# Ship stuff back to France



## Lahax (Jan 9, 2015)

After 1,5 year in New Zealand, travelling the country on horseback (google "onzetraiI" if interested), I need to send back to France all the stuff I've accumulated here.
I think it would be less than a cube meter and about 50 kg.
I'm in no rush (no need for air freight) but would like to spend a little money as possible.
Could you share your experience if you know about international freight? Companies, price per kilo or cube meter?
Also, if somebody had some space in a container due to leave New Zealand next march or later I'd be happy to split the cost.
Thanks for your answers.
Alex


----------



## escapedtonz (Apr 6, 2012)

Unlikely there will be any offers from people with room in a container to add your shipment. Not saying you aren't as honest as the day is long, however, to them you are a complete stranger and they have no clue what is in your shipment.
Remember the questions that are always asked when you are at the airport check-in desk.....Are all these items yours? Did you pack them yourself? Are you carrying anything for anyone else?

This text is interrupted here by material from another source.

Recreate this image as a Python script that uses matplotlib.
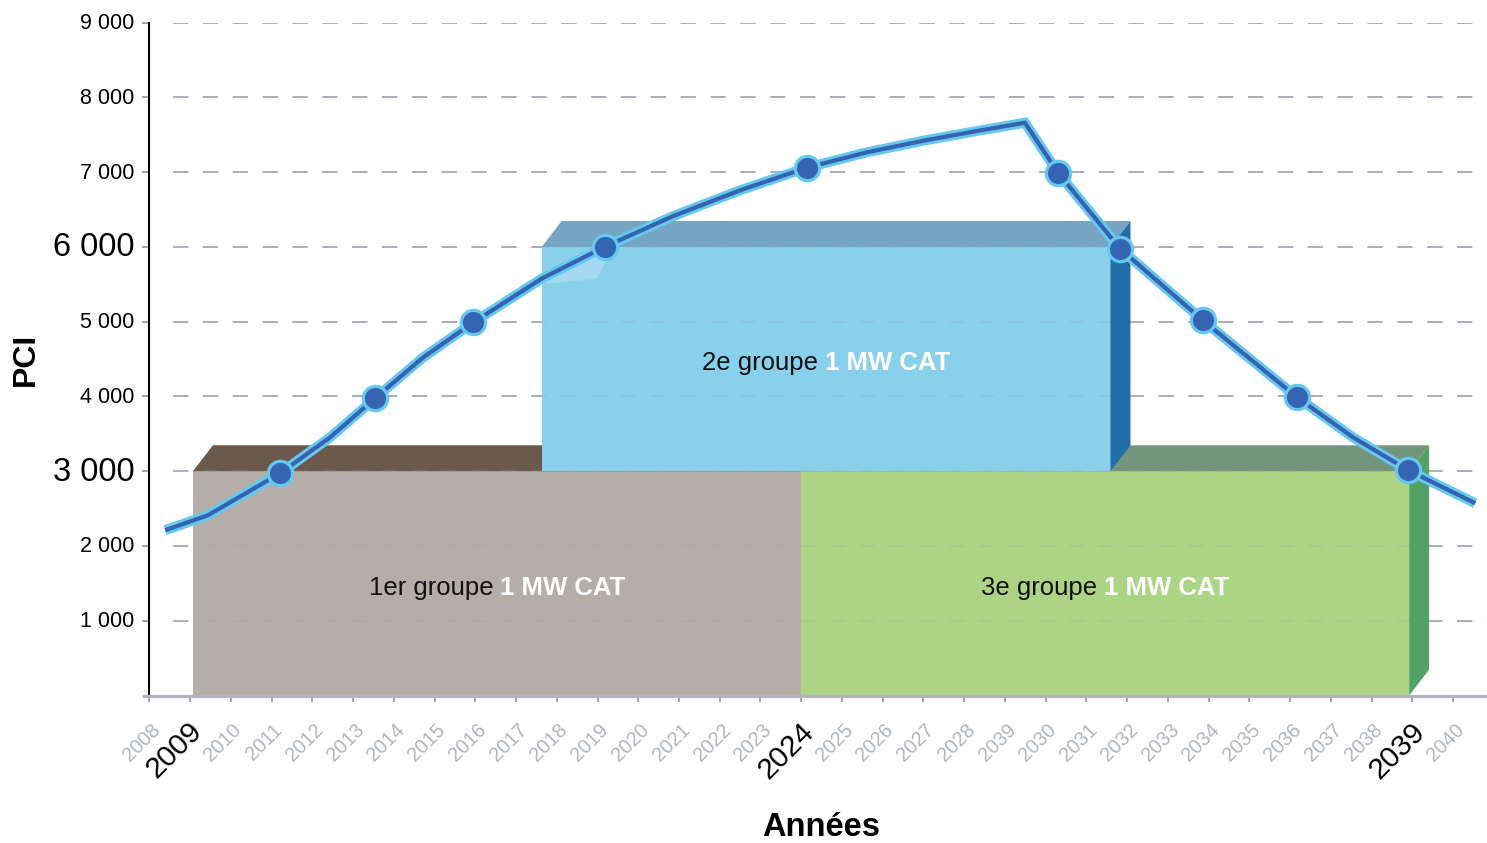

A person who rents a shipping container has an obligation to fully disclose the contents to the shipping/international removal company they are using which is declared to customs. Stating you are carrying some items that aren't yours and that you have no idea about isn't gonna help the process and will probably ensure Customs crawl all over it with a fine toothcomb at the renters expense just for the heck of it.

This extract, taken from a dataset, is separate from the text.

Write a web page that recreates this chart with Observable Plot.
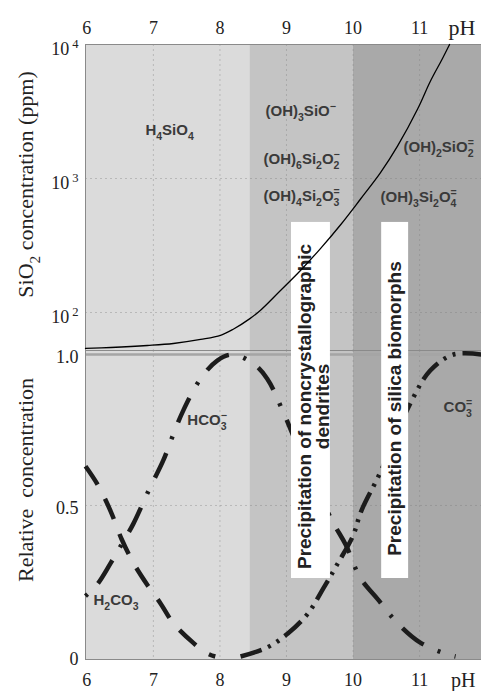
<!DOCTYPE html>
<html><head><meta charset="utf-8">
<script src="https://cdn.jsdelivr.net/npm/d3@7"></script>
<script src="https://cdn.jsdelivr.net/npm/@observablehq/plot@0.6"></script>
<style>
body{margin:0;background:#fff;}
#chart{position:relative;width:481px;height:691px;}
#top{position:relative;z-index:2;height:350px;}
#bottom{position:relative;z-index:1;height:341px;}
svg{display:block;overflow:visible;}
</style></head><body><div id="chart"><div id="top"></div><div id="bottom"></div></div>
<script>
// ---------- data ----------
const phTicks = [6, 7, 8, 9, 10, 11];
const ppmTicks = [100, 1000, 10000];
const relTicks = [0, 0.5, 1.0];
const zoneEdges = [5.98, 8.45, 10, 11.93];

const silicaPH  = [5.98, 6.36, 6.91, 7.30, 7.71, 8.01, 8.20, 8.45, 8.61, 8.91, 9.21, 9.51, 9.81, 10.11, 10.41, 10.67, 10.97, 11.16, 11.34, 11.45];
const silicaPPM = [53.9, 54.8, 56.7, 58.7, 62.9, 67.5, 75, 90, 104, 146, 206, 300, 450, 700, 1100, 1750, 3300, 5300, 7800, 10000];

const h2co3PH  = [5.98, 6.16, 6.36, 6.52, 6.70, 6.90, 7.11, 7.30, 7.60, 7.81, 7.93];
const h2co3Val = [0.63, 0.57, 0.48, 0.39, 0.31, 0.24, 0.175, 0.11, 0.045, 0.01, 0];

const hco3PH  = [5.98, 6.16, 6.36, 6.52, 6.70, 6.93, 7.15, 7.29, 7.45, 7.71, 7.96, 8.19, 8.50, 8.71, 8.94, 9.35, 9.71, 9.89, 10.11, 10.37, 10.67, 11.01, 11.42, 11.54];
const hco3Val = [0.20, 0.24, 0.31, 0.37, 0.44, 0.55, 0.65, 0.73, 0.815, 0.92, 0.98, 1.0, 0.97, 0.92, 0.815, 0.60, 0.44, 0.37, 0.26, 0.19, 0.11, 0.046, 0.007, 0];

const co3PH  = [8.31, 8.71, 9.02, 9.32, 9.56, 9.77, 10.0, 10.12, 10.41, 10.86, 11.16, 11.51, 11.93];
const co3Val = [0, 0.03, 0.076, 0.142, 0.228, 0.308, 0.40, 0.48, 0.61, 0.838, 0.947, 1.0, 1.0];

const silicaSpecies = ["H_4SiO_4", "(OH)_3SiO^−", "(OH)_6Si_2O_2^−", "(OH)_4Si_2O_3^=", "(OH)_2SiO_2^=", "(OH)_3Si_2O_4^="];
const silicaSpeciesPH  = [6.88, 8.685, 8.655, 8.655, 10.758, 10.413];
const silicaSpeciesPPM = [2280, 3160, 1390, 735, 1700, 721];

const carbSpecies = ["HCO_3^−", "CO_3^=", "H_2CO_3"];
const carbSpeciesPH  = [7.51, 11.36, 6.10];
const carbSpeciesVal = [0.781, 0.825, 0.185];

const boxLabels = ["Precipitation of noncrystallographic\ndendrites", "Precipitation of silica biomorphs"];
const boxFromPH = [9.075, 10.43];
const boxToPH   = [9.66, 10.835];
const boxTopPPM = 470, boxBottomPPM = 1.035;
const boxTextPH  = [9.42, 10.64];
const boxTextPPM = [19.9, 19.2];

const topTitle = "SiO_2 concentration (ppm)";
const bottomTitle = "Relative  concentration";
const xName = "pH";

// ---------- build ----------
const serif = "'Liberation Serif','Times New Roman',serif";
const sans = "'Liberation Sans',Arial,sans-serif";
const zoneFills = ["#dbdbdb", "#c4c4c4", "#a9a9a9"];
const zones = zoneEdges.slice(0, -1).map((a, i) => ({x1: a, x2: zoneEdges[i + 1], k: i}));
const silica = silicaPH.map((x, i) => ({x, y: silicaPPM[i]}));
const h2co3 = h2co3PH.map((x, i) => ({x, y: h2co3Val[i]}));
const hco3 = hco3PH.map((x, i) => ({x, y: hco3Val[i]}));
const co3 = co3PH.map((x, i) => ({x, y: co3Val[i]}));
const sSpec = silicaSpecies.map((t, i) => ({t, x: silicaSpeciesPH[i], y: silicaSpeciesPPM[i]}));
const cSpec = carbSpecies.map((t, i) => ({t, x: carbSpeciesPH[i], y: carbSpeciesVal[i]}));
const boxes = boxLabels.map((t, i) => ({t, x1: boxFromPH[i], x2: boxToPH[i], tx: boxTextPH[i], ty: boxTextPPM[i]}));
const xDomain = [zoneEdges[0], zoneEdges[zoneEdges.length - 1]];
const ink = "#1c1c1c";
const gridStyle = {stroke: "#777", strokeOpacity: 0.35, strokeDasharray: "2,3"};

const zoneMarks = zones.map(z => Plot.rect([z], {x1: "x1", x2: "x2", fill: zoneFills[z.k]}));

const topPlot = Plot.plot({
  width: 481, height: 350, marginTop: 44, marginBottom: 0, marginLeft: 85, marginRight: 0,
  style: {fontFamily: serif, background: "transparent", overflow: "visible", color: "#222"},
  x: {domain: xDomain},
  y: {type: "log", domain: [52.05, 10000]},
  marks: [
    ...zoneMarks,
    Plot.gridX(phTicks.slice(1), gridStyle),
    Plot.gridY([100, 1000], gridStyle),
    Plot.frame({stroke: "#8a8a8a"}),
    Plot.axisX({anchor: "top", ticks: phTicks, tickSize: 0, tickPadding: 11, fontSize: 18, label: null, tickFormat: "d"}),
    Plot.axisY({ticks: ppmTicks, tickSize: 0, tickPadding: 7, fontSize: 18, dy: 5, label: null,
      tickFormat: d => "10^" + Math.round(Math.log10(d))}),
    Plot.text([xName], {frameAnchor: "top-right", dx: -6, dy: -17, fontSize: 22, textAnchor: "end", lineAnchor: "middle"}),
    Plot.text([topTitle], {frameAnchor: "left", rotate: -90, dx: -60, dy: -13, fontSize: 22, textAnchor: "middle", lineAnchor: "middle"}),
    Plot.text(sSpec, {x: "x", y: "y", text: "t", textAnchor: "start", fontFamily: sans, fontWeight: "bold", fontSize: 15, fill: "#3a3a3a"}),
    Plot.rect(boxes, {x1: "x1", x2: "x2", y1: () => boxTopPPM, y2: () => boxBottomPPM, fill: "white"}),
    Plot.text(boxes, {x: "tx", y: "ty", text: "t", rotate: -90, fontFamily: sans, fontWeight: "bold", fontSize: 19, lineHeight: 0.95, fill: "#222"}),
    Plot.line(silica, {x: "x", y: "y", stroke: "#000", strokeWidth: 1.3, curve: "catmull-rom"})
  ]
});

const dashStyle = {stroke: ink, strokeWidth: 4.5, curve: "catmull-rom", strokeLinecap: "butt"};
const bottomPlot = Plot.plot({
  width: 481, height: 341, marginTop: 0, marginBottom: 32, marginLeft: 85, marginRight: 0,
  style: {fontFamily: serif, background: "transparent", overflow: "visible", color: "#222"},
  x: {domain: xDomain},
  y: {domain: [-0.0099, 1.0132]},
  marks: [
    ...zoneMarks,
    Plot.gridX(phTicks.slice(1), gridStyle),
    Plot.gridY([0.5], gridStyle),
    Plot.ruleY([1], {stroke: "#a5a5a5", strokeWidth: 2.5}),
    Plot.frame({stroke: "#8a8a8a"}),
    Plot.axisX({anchor: "bottom", ticks: phTicks, tickSize: 0, tickPadding: 14, fontSize: 18, label: null, tickFormat: "d"}),
    Plot.axisY({ticks: relTicks, tickSize: 0, tickPadding: 7, fontSize: 18, dy: 3, label: null,
      tickFormat: d => d === 0 ? "0" : d3.format(".1f")(d)}),
    Plot.text([xName], {frameAnchor: "bottom-right", dx: -6, dy: 21, fontSize: 20, textAnchor: "end", lineAnchor: "middle"}),
    Plot.text([bottomTitle], {frameAnchor: "left", rotate: -90, dx: -60, dy: -25, fontSize: 22, textAnchor: "middle", lineAnchor: "middle"}),
    Plot.line(h2co3, {x: "x", y: "y", ...dashStyle, strokeDasharray: "22,16"}),
    Plot.line(hco3, {x: "x", y: "y", ...dashStyle, strokeDasharray: "27,15,3,15", strokeDashoffset: 42}),
    Plot.line(co3, {x: "x", y: "y", ...dashStyle, strokeDasharray: "22,7,3,7,3,7"}),
    Plot.text(cSpec, {x: "x", y: "y", text: "t", textAnchor: "start", fontFamily: sans, fontWeight: "bold", fontSize: 15, fill: "#3a3a3a"})
  ]
});

document.getElementById("top").appendChild(topPlot);
document.getElementById("bottom").appendChild(bottomPlot);

// rich text: _x subscript, ^x superscript (stacked over a preceding subscript)
const svgNS = "http://www.w3.org/2000/svg";
function rich(textEl, supGap) {
  const markup = textEl.textContent;
  if (!/[_^]/.test(markup) || textEl.querySelector("tspan")) return;
  const fs = parseFloat(getComputedStyle(textEl).fontSize) || 15;
  const segs = [];
  let i = 0;
  while (i < markup.length) {
    const ch = markup[i];
    if (ch === "_" || ch === "^") { segs.push({mode: ch === "_" ? "sub" : "sup", t: markup[i + 1]}); i += 2; }
    else { let j = i; while (j < markup.length && markup[j] !== "_" && markup[j] !== "^") j++; segs.push({mode: "n", t: markup.slice(i, j)}); i = j; }
  }
  while (textEl.firstChild) textEl.removeChild(textEl.firstChild);
  let cur = 0, prevSub = null;
  segs.forEach(s => {
    const ts = document.createElementNS(svgNS, "tspan");
    ts.textContent = s.t;
    const target = s.mode === "sub" ? 0.32 * fs : s.mode === "sup" ? -0.42 * fs : 0;
    if (target - cur !== 0) ts.setAttribute("dy", target - cur);
    cur = target;
    if (s.mode !== "n") ts.setAttribute("font-size", fs * 0.7);
    textEl.appendChild(ts);
    if (s.mode === "sup") {
      if (prevSub) ts.setAttribute("dx", -prevSub.getComputedTextLength());
      else if (supGap) ts.setAttribute("dx", supGap);
    }
    prevSub = s.mode === "sub" ? ts : null;
  });
}
document.querySelectorAll('g[aria-label="y-axis tick label"] text').forEach(t => rich(t, 3));
document.querySelectorAll('svg text').forEach(t => rich(t, 0));
</script></body></html>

Your only chance is to sign up for a shared container. Cheaper but can take up to 6 months to arrive. You will have to approach the shipping/international removal companies for this. They will find you a container and partition away part of that container for your shipment and the contents will have to be declared to the shipping/international removal company you choose. You will pay only your part of the container so will be massively cheaper. You also then have the chance to create a door to door service for your shipment from NZ to wherever you are going in France.

As a rule of thumb two car boots full of stuff will be around 1 cubic metre......remember this advice from our last move.


----------



## Lahax (Jan 9, 2015)

Thank you for your answer and for the warning. I'll google that.
Any company you would recommand?
Any idea of the price per cubic meter?


----------



## escapedtonz (Apr 6, 2012)

Lahax said:


> Thank you for your answer and for the warning. I'll google that.
> Any company you would recommand?
> Any idea of the price per cubic meter?


Just Google international shippers. NZ Van Lines are fine which is the only one I have experience of this end.
There are many others.
No idea on prices in all honesty.
3 years ago we paid $10 000 to ship 60 cubic meters from UK to nz, so going off that price you'll be looking around $170 per cubic Metre plus insurance for a door to door service.
Cheaper if you don't have the transfers at either end - i.e. you dropping the items at the port in nz and picking up in France.

Where abouts are you heading in France?


----------